Some contributions deal with explicit political party engagement by Dalit women. Manuela Ciotti examines women activist of the Bahujan Samaj Party in Lucknow, noting that unlike in the past, class had emerged as a key component in shaping their political agency. Hugo Gorringe points to the difficulties faced by women members of the Liberation Panther Party (Viduthalai Ciruthaigal Katchi or VCK), the largest Dalit party in Tamil Nadu. Because of the hyper-masculinity favoured by many male cadre, the cjoreography of party events allows male drunkenness and sexual harassment of women cadre, even as women activists are presented as “brazen hussies with lax sexual mores and an absence of propriety”.
Some of the most fascinating studies in the book are of largely female Christian conversions in Chennai, Tamil Nadu. The global rise of Pentecostalism as a religious movement attractive to the marginalised and oppressed has been noted in this column before (“Deras and evangelicals”, Frontline, 29 September 2017) but these examples from Tamil Nadu provide interesting new evidence on this phenomenon. Nathaniel Roberts argues that the extremely harsh conditions that Dalit women face in Chennai’s slums lead them to Pentecostal Christianity. Even though the slum churches do little to alter the basic realities of their existence, they offer some respite (and even some means of accepting) caste discrimination and uncaring or violent husbands, and hope for transcendence. Karin Kapadia’s study refers to women converts who are better off and therefore less radical, and who are more comprehensively able to reject their Dalit identity in their new religious identity as Pentecostals celebrating radical-egalitarian values. Both note the women-friendly norms of Pentecostal culture in these environs.

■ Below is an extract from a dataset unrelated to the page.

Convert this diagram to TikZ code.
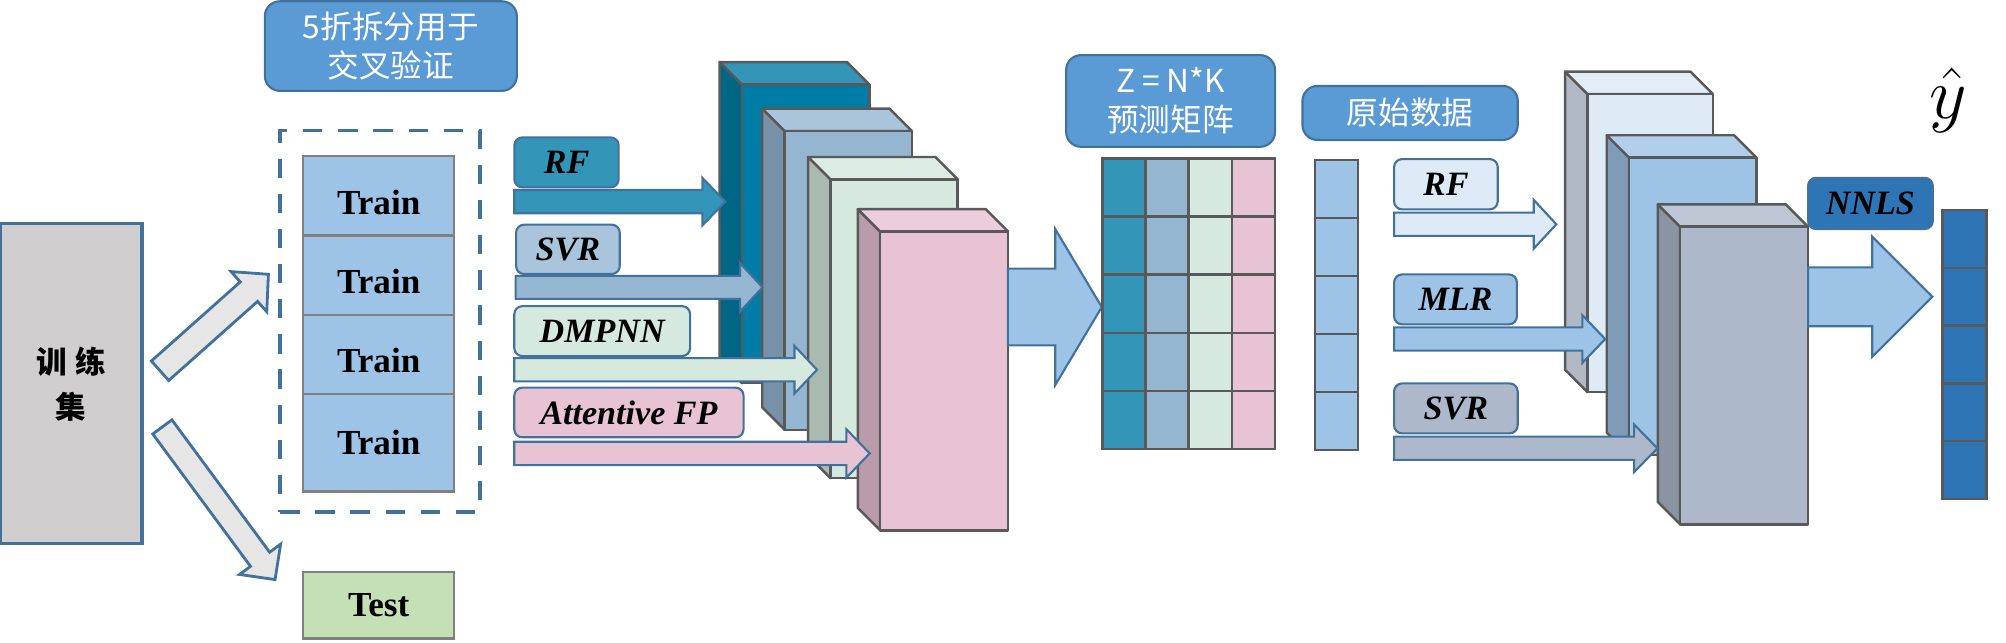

This book as is much a call to feminists who have underplayed the huge significance of caste, as it is a challenge to patriarchal values and systems. In her Afterword, Uma Chakravarti draws on the work of Sharmila Rege to note that “all feminists need to reinvent themselves as Dalit feminists and also transform themselves into oppositional and collective subjects” (page 345). She quotes a powerful and persuasive call from Dalit women, from a 2002 pamphlet by the Alisamma Collective in Hyderabad, named after a survivor of the Karamchedu massacre of Dalits in Andhra Pradesh. “We ask you to rethink. We want you to acknowledge the political importance of the ‘difference’, i.e. the heterogeneity, that exists among the Indian female community. That you are made whereas we are mutilated. You are put on a pedestal, whereas we are thrown into the fields to work day and night. You were made satis, we were made harlots. Dear sisters, do not take this as an emotional, parochial supplication made by a few privileged Dalit women. Recognition of difference is fundamental to any democratic politics.” (page 347) All of us, no matter how sensitive and sensitised we may imagine ourselves to be, need to take serious note of this crucial point.